The Centro Proyecto Historico is working hard to keep another U.S. import off the walls of old town Mazatlan – graffiti. A new sign in the square reads, “El graffiti no es arte – es un deleto. No Manches! Mi Mazatlan es mi casa.”
Although Mazatlan’s Centro Proyecto Historico is new, local citizens like Elaine Kemp have been struggling for a long time to bring pride back to the historic neighborhood. Kemp, a Mexican woman who was born in Los Angeles but left as a young girl, is the editor and founder of Viejo Mazatlan.This well-designed monthly newspaper is free. Written in Spanish but also translated into English, every article is about historical aspects of old town, the Plaza Machado Square, and the people who once lived there.

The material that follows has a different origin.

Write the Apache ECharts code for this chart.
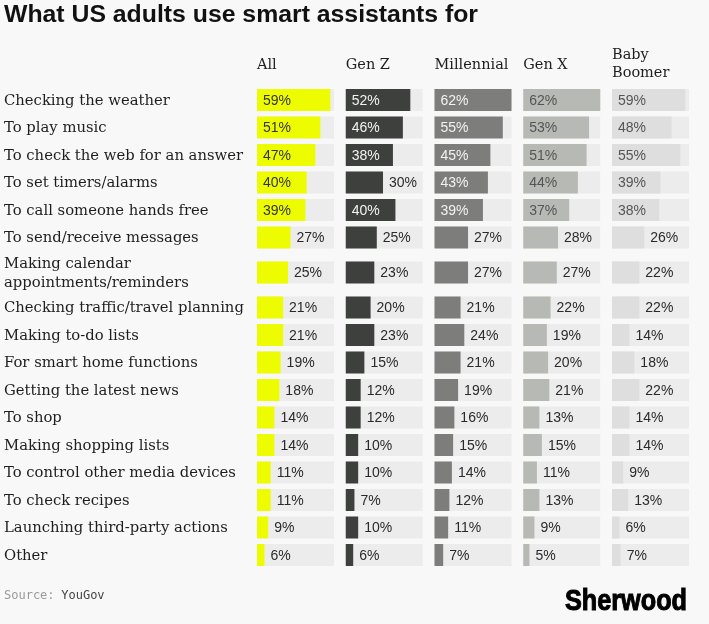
<!DOCTYPE html>
<html>
<head>
<meta charset="utf-8">
<script src="https://cdn.jsdelivr.net/npm/echarts@6/dist/echarts.min.js"></script>
<style>
  html, body { margin: 0; padding: 0; background: #f8f8f8; }
  #main { width: 709px; height: 624px; }
</style>
</head>
<body>
<div id="main"></div>
<script>
(function() {

    // categories, top to bottom
    var categories = [
        'Checking the weather',
        'To play music',
        'To check the web for an answer',
        'To set timers/alarms',
        'To call someone hands free',
        'To send/receive messages',
        'Making calendar\nappointments/reminders',
        'Checking traffic/travel planning',
        'Making to-do lists',
        'For smart home functions',
        'Getting the latest news',
        'To shop',
        'Making shopping lists',
        'To control other media devices',
        'To check recipes',
        'Launching third-party actions',
        'Other'
    ];

    var groups = ['All', 'Gen Z', 'Millennial', 'Gen X', 'Baby\nBoomer'];

    var allAdults  = [59, 51, 47, 40, 39, 27, 25, 21, 21, 19, 18, 14, 14, 11, 11, 9, 6];
    var genZ       = [52, 46, 38, 30, 40, 25, 23, 20, 23, 15, 12, 12, 10, 10, 7, 10, 6];
    var millennial = [62, 55, 45, 43, 39, 27, 27, 21, 24, 21, 19, 16, 15, 14, 12, 11, 7];
    var genX       = [62, 53, 51, 44, 37, 28, 27, 22, 19, 20, 21, 13, 15, 11, 13, 9, 5];
    var boomer     = [59, 48, 55, 39, 38, 26, 22, 22, 14, 18, 22, 14, 14, 9, 13, 6, 7];

    var columns = [allAdults, genZ, millennial, genX, boomer];

    // 样式
    var barColors   = ['#eefc00', '#3e403d', '#7d7e7c', '#b7b9b5', '#dedede'];
    var innerColors = ['#333333', '#f2f2f2', '#f2f2f2', '#555555', '#555555'];
    var trackColor  = '#ececec';
    var scaleMax = 62;
    var insideMin = 35;
    var barHeight = 22;

    // row heights: two-line labels take more room
    var rowCenters = [];
    var total = 0;
    for (var i = 0; i < categories.length; i++) {
        var u = categories[i].indexOf('\n') > -1 ? 1.545 : 1;
        rowCenters.push(total + u / 2);
        total += u;
    }

    var gridTop = 86.25;
    var gridHeight = 27.5 * total;
    var colLeft = 257;
    var colStep = 88.75;
    var colWidth = 77;

    var grids = [], xAxes = [], yAxes = [], series = [];

    // label grid
    grids.push({ left: 4, top: gridTop, width: 240, height: gridHeight });
    xAxes.push({ gridIndex: 0, type: 'value', min: 0, max: 1, show: false });
    yAxes.push({ gridIndex: 0, type: 'value', min: 0, max: total, inverse: true, show: false });
    series.push({
        type: 'custom',
        xAxisIndex: 0,
        yAxisIndex: 0,
        silent: true,
        data: rowCenters.map(function(c) { return [0, c]; }),
        renderItem: function(params, api) {
            var p = api.coord([0, api.value(1)]);
            return {
                type: 'text',
                x: p[0],
                y: p[1] + 1,
                style: {
                    text: categories[params.dataIndex],
                    fill: '#1e1e1e',
                    font: '14.8px "DejaVu Serif"',
                    lineHeight: 19,
                    verticalAlign: 'middle',
                    align: 'left'
                }
            };
        }
    });

    columns.forEach(function(values, c) {
        var g = c + 1;
        grids.push({ left: colLeft + colStep * c, top: gridTop, width: colWidth, height: gridHeight });
        xAxes.push({ gridIndex: g, type: 'value', min: 0, max: scaleMax, show: false });
        yAxes.push({ gridIndex: g, type: 'value', min: 0, max: total, inverse: true, show: false });
        series.push({
            type: 'custom',
            name: groups[c],
            xAxisIndex: g,
            yAxisIndex: g,
            silent: true,
            data: values.map(function(v, i) { return [v, rowCenters[i]]; }),
            renderItem: function(params, api) {
                var v = api.value(0);
                var y = api.value(1);
                var p0 = api.coord([0, y]);
                var p1 = api.coord([v, y]);
                var pMax = api.coord([scaleMax, y]);
                var inside = v >= insideMin;
                return {
                    type: 'group',
                    children: [{
                        type: 'rect',
                        shape: { x: p0[0], y: p0[1] - barHeight / 2, width: pMax[0] - p0[0], height: barHeight },
                        style: { fill: trackColor }
                    }, {
                        type: 'rect',
                        shape: { x: p0[0], y: p0[1] - barHeight / 2, width: p1[0] - p0[0], height: barHeight },
                        style: { fill: barColors[c] }
                    }, {
                        type: 'text',
                        x: inside ? p0[0] + 6 : p1[0] + 6,
                        y: p0[1] + 1,
                        style: {
                            text: v + '%',
                            fill: inside ? innerColors[c] : '#2a2a2a',
                            font: '14px "Liberation Sans", Arial, sans-serif',
                            verticalAlign: 'middle',
                            align: 'left'
                        }
                    }]
                };
            }
        });
    });

    var headers = groups.map(function(name, c) {
        var twoLine = name.indexOf('\n') > -1;
        return {
            type: 'text',
            left: colLeft + colStep * c,
            top: twoLine ? 46 : 56,
            style: {
                text: name,
                fill: '#1e1e1e',
                font: '14.5px "DejaVu Serif"',
                lineHeight: 18
            }
        };
    });

    var myChart = echarts.init(document.getElementById('main'));
    var option = {
        backgroundColor: '#f8f8f8',
        animation: false,
        grid: grids,
        xAxis: xAxes,
        yAxis: yAxes,
        series: series,
        graphic: headers.concat([{
            type: 'text',
            left: 4,
            top: 3,
            style: {
                text: 'What US adults use smart assistants for',
                fill: '#111111',
                font: 'bold 24.8px "Liberation Sans", Arial, sans-serif'
            }
        }, {
            type: 'text',
            left: 4,
            top: 590,
            style: {
                text: '{a|Source:}  {b|YouGov}',
                rich: {
                    a: { fill: '#9a9a9a', font: '12px "DejaVu Sans Mono", monospace' },
                    b: { fill: '#444444', font: '12px "DejaVu Sans Mono", monospace' }
                }
            }
        }, {
            type: 'text',
            x: 565,
            y: 587,
            scaleX: 0.87,
            style: {
                text: 'Sherwood',
                fill: '#000000',
                stroke: '#000000',
                lineWidth: 1,
                font: 'bold 29px "Liberation Sans", Arial, sans-serif'
            }
        }])
    };
    myChart.setOption(option);

})();
</script>
</body>
</html>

Mazatlan’s old town is a work in progress. Every Saturday night, arts and crafts people set up booths on the square and give it a Berkeley bohemian feel. On Sundays, a festival ambiance takes over with vendors selling cotton candy and balloons while families with children parade around the square. Nightly, couples cuddle and nest on nearby benches. There are plenty of buildings not far away that sit vacant where you can see trees growing up in the center of old houses long ago abandoned. However, the streets are well lit and one can feel safe walking from the plaza down to Olas Altas beach where on any given evening an American ex-pat community gathers to “llevelo un Pacifico” at the Puerto Viejo, a small beach bar, carp about the Bush administration, and watch the sometimes glorious sunsets spread rich and various colors across the Mexican sky.